NavPrakriti Targets Nationwide Battery Recycling Network as India’s EPR Rules Tighten

NavPrakriti, a Kolkata-based lithium-ion battery recycler, plans to sign partnerships with more than 150 battery makers and original equipment manufacturers over the next three years, a move the company says will expand formal battery collection and recycling capacity at a time when India’s energy transition is accelerating, according to company reporting.
The announcement comes as India faces a sharp rise in battery waste driven by electric vehicles, renewable power storage and consumer electronics. Analysts say the scale of upcoming battery retirements is beginning to test the country’s fragmented recycling infrastructure, increasing pressure on producers to comply with Extended Producer Responsibility obligations introduced in recent years.

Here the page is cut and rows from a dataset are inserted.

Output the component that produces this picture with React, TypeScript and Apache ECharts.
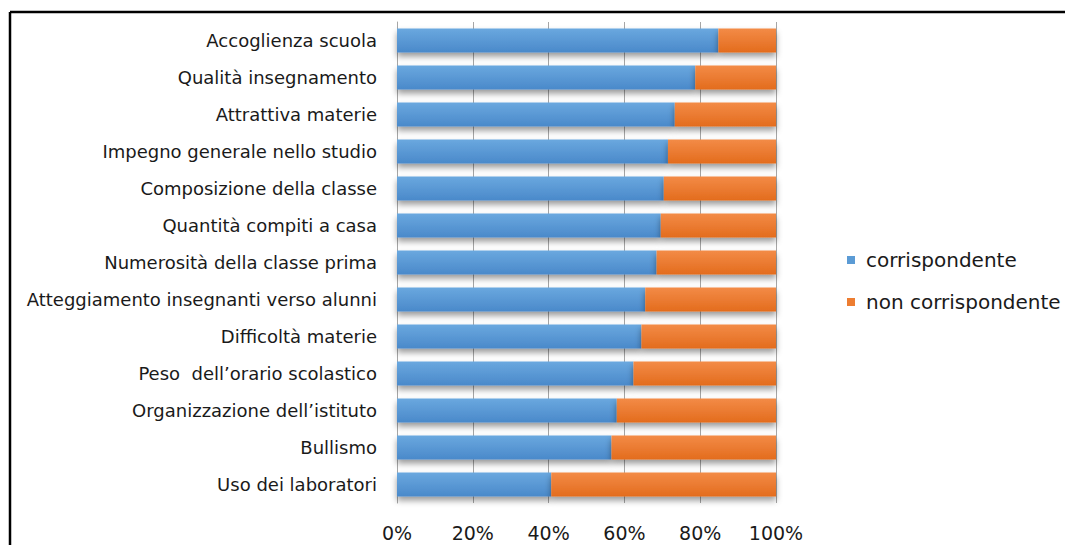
import React, { useEffect, useRef } from "react";
import * as echarts from "echarts";

const categories = [
  "Accoglienza scuola",
  "Qualità insegnamento",
  "Attrattiva materie",
  "Impegno generale nello studio",
  "Composizione della classe",
  "Quantità compiti a casa",
  "Numerosità della classe prima",
  "Atteggiamento insegnanti verso alunni",
  "Difficoltà materie",
  "Peso  dell’orario scolastico",
  "Organizzazione dell’istituto",
  "Bullismo",
  "Uso dei laboratori",
];

const corrispondente = [84.8, 78.7, 73.3, 71.5, 70.4, 69.6, 68.5, 65.5, 64.5, 62.4, 58.0, 56.6, 40.7];
const nonCorrispondente = [15.2, 21.3, 26.7, 28.5, 29.6, 30.4, 31.5, 34.5, 35.5, 37.6, 42.0, 43.4, 59.3];

const seriesNames = ["corrispondente", "non corrispondente"];
const xTicks = [0, 20, 40, 60, 80, 100];

const FONT = "'DejaVu Sans', 'Open Sans', sans-serif";

export default function App() {
  const ref = useRef<HTMLDivElement>(null);
  useEffect(() => {
    if (!ref.current) return;
    const chart = echarts.init(ref.current, null, { renderer: "svg" });
    const grad = (top: string, bottom: string) =>
      new echarts.graphic.LinearGradient(0, 0, 0, 1, [
        { offset: 0, color: top },
        { offset: 1, color: bottom },
      ]);
    const shadow = {
      shadowColor: "rgba(0,0,0,0.4)",
      shadowBlur: 6,
      shadowOffsetY: 4,
    };
    chart.setOption({
      animation: false,
      backgroundColor: "#ffffff",
      textStyle: { fontFamily: FONT },
      graphic: [
        {
          type: "line",
          shape: { x1: 10, y1: 12, x2: 1065, y2: 12 },
          style: { stroke: "#000", lineWidth: 2.5 },
          silent: true,
        },
        {
          type: "line",
          shape: { x1: 10, y1: 12, x2: 10, y2: 545 },
          style: { stroke: "#000", lineWidth: 2.5 },
          silent: true,
        },
      ],
      grid: { left: 397, right: 289, top: 22, bottom: 42, containLabel: false },
      legend: {
        orient: "vertical",
        left: 842,
        top: 245,
        itemWidth: 8,
        itemHeight: 8,
        itemGap: 22,
        icon: "rect",
        data: [
          { name: seriesNames[0], itemStyle: { color: "#5b9bd5" } },
          { name: seriesNames[1], itemStyle: { color: "#ed7d31" } },
        ],
        textStyle: { fontSize: 20, color: "#1a1a1a", fontFamily: FONT, padding: [0, 0, 0, 6] },
      },
      xAxis: {
        type: "value",
        min: 0,
        max: 100,
        interval: 20,
        axisLine: { show: false },
        axisTick: { show: false },
        splitLine: { show: true, lineStyle: { color: "#a6a6a6", width: 1 } },
        axisLabel: {
          margin: 20,
          fontSize: 19,
          color: "#1a1a1a",
          fontFamily: FONT,
          formatter: (v: number) => (xTicks.includes(v) ? v + "%" : ""),
        },
      },
      yAxis: {
        type: "category",
        data: categories,
        inverse: true,
        axisLine: { show: true, lineStyle: { color: "#a6a6a6" } },
        axisTick: { show: false },
        axisLabel: { margin: 20, fontSize: 18, color: "#1a1a1a", fontFamily: FONT },
      },
      series: [
        {
          name: seriesNames[0],
          type: "bar",
          stack: "tot",
          barWidth: "65%",
          data: corrispondente,
          itemStyle: { color: grad("#6aa8df", "#4a89ca"), ...shadow },
        },
        {
          name: seriesNames[1],
          type: "bar",
          stack: "tot",
          barWidth: "65%",
          data: nonCorrispondente,
          itemStyle: { color: grad("#f38b47", "#e36c1d"), ...shadow },
        },
      ],
    });
    return () => chart.dispose();
  }, []);
  return (
    <div
      ref={ref}
      style={{ position: "absolute", left: 0, top: 0, width: 1065, height: 545 }}
    />
  );
}
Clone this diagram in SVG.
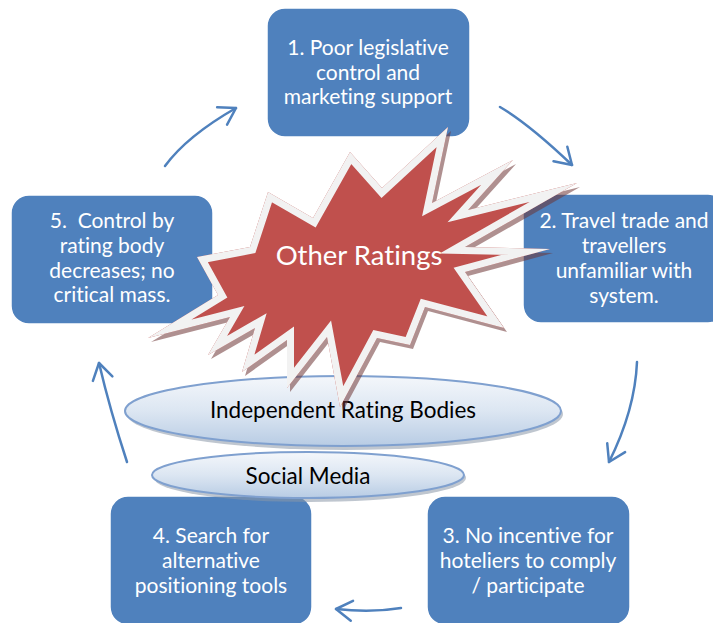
<svg xmlns="http://www.w3.org/2000/svg" xmlns:xlink="http://www.w3.org/1999/xlink" width="713" height="623" viewBox="0 0 713 623">
<style>
text{font-variant-ligatures:none;font-family:Lato,"Liberation Sans",sans-serif;text-anchor:middle}
.box{fill:#4F81BD;stroke:#ffffff;stroke-width:1.5}
.bt{font-size:21px;fill:#ffffff}
.et{font-size:22.5px;fill:#000000}
.arr{fill:none;stroke:#4F81BD;stroke-width:2.5;stroke-linecap:round;marker-end:url(#ah)}
.ell{fill:url(#eg);stroke:#7FA0CF;stroke-width:2}
.esh{fill:#8a97a8;opacity:0.55}
</style>
<defs>
<marker id="ah" markerUnits="userSpaceOnUse" markerWidth="30" markerHeight="30" viewBox="-20 -15 30 30" refX="0" refY="0" orient="auto">
<path d="M-16,-10 L0,0 L-16,10" fill="none" stroke="#4F81BD" stroke-width="2.5" stroke-linecap="round" stroke-linejoin="round"/>
</marker>
<linearGradient id="eg" x1="0" y1="0" x2="0" y2="1">
<stop offset="0" stop-color="#F4F7FB"/>
<stop offset="0.5" stop-color="#DCE6F2"/>
<stop offset="1" stop-color="#B8CCE4"/>
</linearGradient>
<polygon id="starShape" points="350,152 382,188 448,127 432,203 513,160 468,210 577,183 465,247 550,249 465,272 504,328 425,307 410,345 377,338 340,407 327,337 287,388 287,340 242,372 255,328 208,355 230,317 148,338 218,295 197,257 250,247 268,192 313,218"/>
<clipPath id="starClip"><use xlink:href="#starShape"/></clipPath>
</defs>

<g id="box1">
<rect class="box" x="267" y="8" width="203" height="129" rx="18"/>
<text class="bt" x="368" y="55">1. Poor legislative</text>
<text class="bt" x="368" y="80">control and</text>
<text class="bt" x="368" y="104">marketing support</text>
</g>
<g id="box2">
<rect class="box" x="523" y="194" width="203" height="129" rx="18"/>
<text class="bt" x="624" y="228">2. Travel trade and</text>
<text class="bt" x="624" y="253">travellers</text>
<text class="bt" x="624" y="278">unfamiliar with</text>
<text class="bt" x="624" y="303">system.</text>
</g>
<g id="box3">
<rect class="box" x="427" y="496" width="203" height="129" rx="18"/>
<text class="bt" x="528" y="543">3. No incentive for</text>
<text class="bt" x="528" y="568">hoteliers to comply</text>
<text class="bt" x="528" y="593">/ participate</text>
</g>
<g id="box4">
<rect class="box" x="110" y="496" width="202" height="129" rx="18"/>
<text class="bt" x="211" y="543">4. Search for</text>
<text class="bt" x="211" y="568">alternative</text>
<text class="bt" x="211" y="593">positioning tools</text>
</g>
<g id="box5">
<rect class="box" x="11" y="195" width="202" height="129" rx="18"/>
<text class="bt" x="112" y="228" xml:space="preserve">5.  Control by</text>
<text class="bt" x="112" y="253">rating body</text>
<text class="bt" x="112" y="278">decreases; no</text>
<text class="bt" x="112" y="302">critical mass.</text>
</g>

<g id="connectors">
<path class="arr" d="M165,166 Q187,136 236,108"/>
<path class="arr" d="M500,107 Q529,124 572,165"/>
<path class="arr" d="M637,362 Q635,410 609,462"/>
<path class="arr" d="M401,608 Q371,613 336,609"/>
<path class="arr" d="M127,462 Q110,410 99,363"/>
</g>

<g id="socialMedia">
<ellipse class="esh" cx="310" cy="478" rx="156" ry="24"/>
<ellipse class="ell" cx="308" cy="475" rx="156" ry="23"/>
<text class="et" x="308" y="484">Social Media</text>
</g>
<g id="independentRatingBodies">
<ellipse class="esh" cx="345" cy="414" rx="218" ry="36"/>
<ellipse class="ell" cx="343" cy="411" rx="218" ry="35"/>
<text class="et" x="343" y="418">Independent Rating Bodies</text>
</g>

<g id="otherRatings">
<use xlink:href="#starShape" transform="translate(3,4)" fill="#6E3434" opacity="0.55"/>
<use xlink:href="#starShape" fill="#C0504D"/>
<use xlink:href="#starShape" fill="none" stroke="#F2F2F2" stroke-width="14" clip-path="url(#starClip)"/>
<text x="359" y="265" font-size="27.5" fill="#ffffff">Other Ratings</text>
</g>
</svg>
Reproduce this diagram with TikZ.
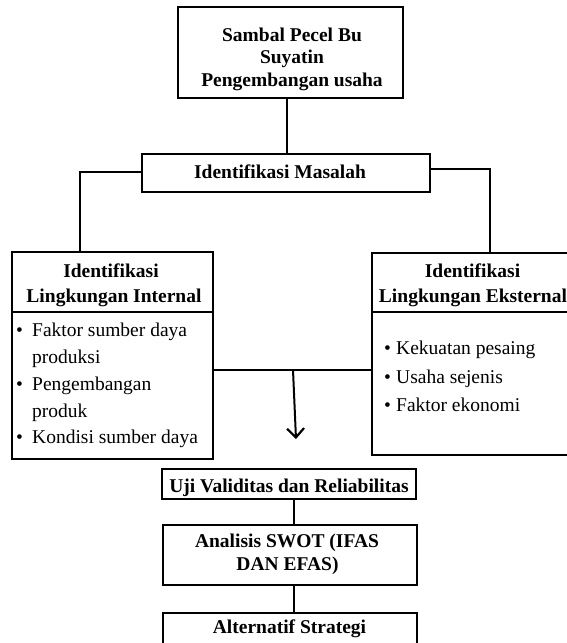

Industry projections show India’s lithium-ion battery demand rising from about 4 gigawatt-hours in 2023 to nearly 140 GWh by 2035, reflecting rapid growth in EV adoption and grid-scale battery energy storage systems used to stabilize renewable power. Data published by government agencies indicate that lithium-ion batteries accounted for roughly 700,000 metric tons of India’s estimated 1.6 million metric tons of electronic waste in 2022. Despite India ranking among the world’s largest e-waste generators, official figures show that less than half of this waste is processed through authorized recycling channels.
To address the gap, New Delhi rolled out the Battery Waste Management Rules in 2022, placing EPR at the center of battery end-of-life policy. The rules require producers to finance the collection and recycling of spent batteries through licensed recyclers, with compliance monitored via a national digital portal operated by the Central Pollution Control Board. The system tracks material flows, allocates EPR credits and sets minimum compensation levels for recyclers, a mechanism industry groups argue is essential to attract private investment into capital-intensive recycling plants.
NavPrakriti says its partnership strategy is designed to help manufacturers meet those requirements while building a multi-regional collection network. The company recently commissioned what it describes as eastern India’s first advanced lithium-ion battery recycling facility, with current capacity of about 1,000 metric tons per month and room for expansion as feedstock volumes increase.
Company founder Akhilesh Bagaria said the approach is meant to integrate waste management with raw material recovery. Observers note that India currently depends heavily on imports for battery-grade lithium, cobalt and nickel, exposing cell makers to global price volatility. Recycling advocates argue that recovering metals from domestic battery waste could partially offset those risks while reducing environmental impacts associated with mining.
NavPrakriti’s plant focuses on recovering aluminum and copper, along with intermediate materials containing nickel, cobalt, manganese and lithium. The company is preparing to add hydrometallurgical refining and battery refurbishment lines, enabling second-life use of retired batteries in stationary storage applications. Similar models have gained traction in China and parts of Europe, where repurposed batteries are increasingly used for backup power and small-scale grid support.
The strategy also aligns with India’s National Critical Mineral Mission, which frames recycling as a complementary source of strategic materials. With stricter hazardous waste enforcement and expanded EPR audits expected from 2026, compliance costs are likely to rise for battery producers. Analysts say this could accelerate consolidation around recyclers capable of offering traceability, reporting and large-scale processing.
Market participants expect formal recycling capacity to grow rapidly but warn that informal dismantling still dominates many regions. Whether partnerships such as NavPrakriti’s can shift volumes into regulated channels may determine how effectively India closes the loop on its fast-growing battery economy.
Source: NavPrakriti
SUNSHINE Spotlight: NavPrakriti’s planned partnerships signal how tighter EPR rules are pushing battery recycling from a niche activity into a core pillar of India’s clean energy supply chain.